E’ alto il rischio di buttar via il bambino digitale ed innovativo con l’acqua sporca del potere di mercato e cioè spiazzare ed inibire ciò che di meglio ha prodotto l’ecosistema digitale per paura di forme irreversibili di monopolizzazione (che, tuttavia, potrebbero essere di breve durata, sempre se ha ragione Berners-Lee).
E allora, la strada maestra è quella della definizione dei mercati rilevanti, della relazione tra piattaforme e multi-sided markets e di un nuovo approccio regolatorio volto ad individuare e ‘governare’ le posizioni dominanti, nuove situzioni di lock-in, esternalitá di rete e nuovi mercati.
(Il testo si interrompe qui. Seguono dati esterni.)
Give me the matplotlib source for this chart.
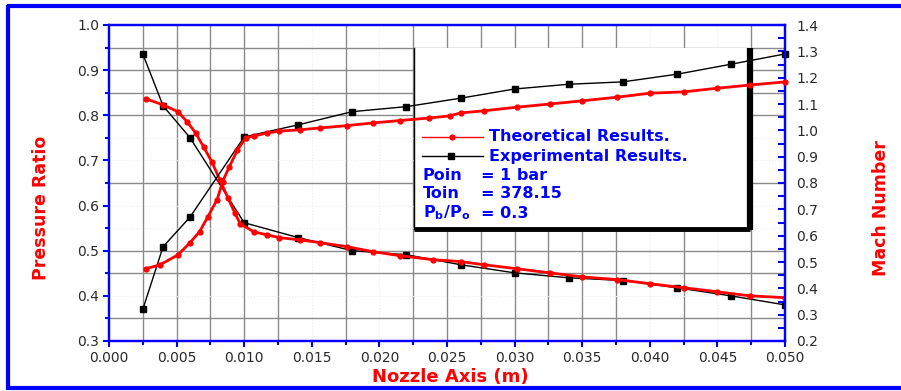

Mettendo al centro tre questioni: l’interoperabilità di piattaforme e software; la creazione di mercati concorrenziali per l’accesso e la diffusione ai dati e la determinazione delle dinamiche concorrenziali, e dei loro effetti, ai dievrsi versanti della piattaforma digitale.
Si tratta di questioni complesse rispetto alle quali è ragionevole sviluppare un approccio regolatorio precauzionale e sistemico, evitando di inibire un numero estremamente elevato di transazioni efficienti. Visione sistemica e capacità di adattamento temporale sono oggi fondamentali per valutare l’impatto sociale ed economico dell’innovazione tra nuovi mercati, spinte competitive e market foreclosure.